Suppose an array of length n sorted in ascending order is rotated between 1 and n times. For example, the array nums = [0,1,4,4,5,6,7] might become:

• [4,5,6,7,0,1,4] if it was rotated 4 times.
• [0,1,4,4,5,6,7] if it was rotated 7 times.

Notice that rotating an array [a[0], a[1], a[2], ..., a[n-1]] 1 time results in the array [a[n-1], a[0], a[1], a[2], ..., a[n-2]].

Given the sorted rotated array nums that may contain duplicates, return the minimum element of this array.

You must decrease the overall operation steps as much as possible.

Example 1:

Input: nums = [1,3,5]
Output: 1


Example 2:

Input: nums = [2,2,2,0,1]
Output: 0


Constraints:

• n == nums.length
• 1 <= n <= 5000
• -5000 <= nums[i] <= 5000
• nums is sorted and rotated between 1 and n times.
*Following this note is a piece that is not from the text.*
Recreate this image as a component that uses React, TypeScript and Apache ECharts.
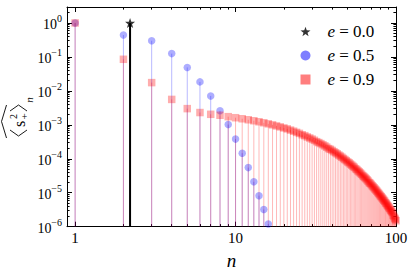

Follow up: This problem is similar to Find Minimum in Rotated Sorted Array, but nums may contain duplicates. Would this affect the runtime complexity? How and why?

## Solutions

• class Solution {
public int findMin(int[] nums) {
int left = 0, right = nums.length - 1;
while (left < right) {
int mid = (left + right) >> 1;
if (nums[mid] > nums[right]) {
left = mid + 1;
} else if (nums[mid] < nums[right]) {
right = mid;
} else {
--right;
}
}
return nums[left];
}
}

• class Solution {
public:
int findMin(vector<int>& nums) {
int left = 0, right = nums.size() - 1;
while (left < right) {
int mid = (left + right) >> 1;
if (nums[mid] > nums[right])
left = mid + 1;
else if (nums[mid] < nums[right])
right = mid;
else
--right;
}
return nums[left];
}
};

• class Solution:
def findMin(self, nums: List[int]) -> int:
left, right = 0, len(nums) - 1
while left < right:
mid = (left + right) >> 1
if nums[mid] > nums[right]:
left = mid + 1
elif nums[mid] < nums[right]:
right = mid
else:
right -= 1
return nums[left]


• func findMin(nums []int) int {
left, right := 0, len(nums)-1
for left < right {
mid := (left + right) >> 1
if nums[mid] > nums[right] {
left = mid + 1
} else if nums[mid] < nums[right] {
right = mid
} else {
right--
}
}
return nums[left]
}

• function findMin(nums: number[]): number {
let left = 0,
right = nums.length - 1;
while (left < right) {
const mid = (left + right) >> 1;
if (nums[mid] > nums[right]) {
left = mid + 1;
} else if (nums[mid] < nums[right]) {
right = mid;
} else {
--right;
}
}
return nums[left];
}


• /**
* @param {number[]} nums
* @return {number}
*/
var findMin = function (nums) {
let left = 0,
right = nums.length - 1;
while (left < right) {
const mid = (left + right) >> 1;
if (nums[mid] > nums[right]) {
left = mid + 1;
} else if (nums[mid] < nums[right]) {
right = mid;
} else {
--right;
}
}
return nums[left];
};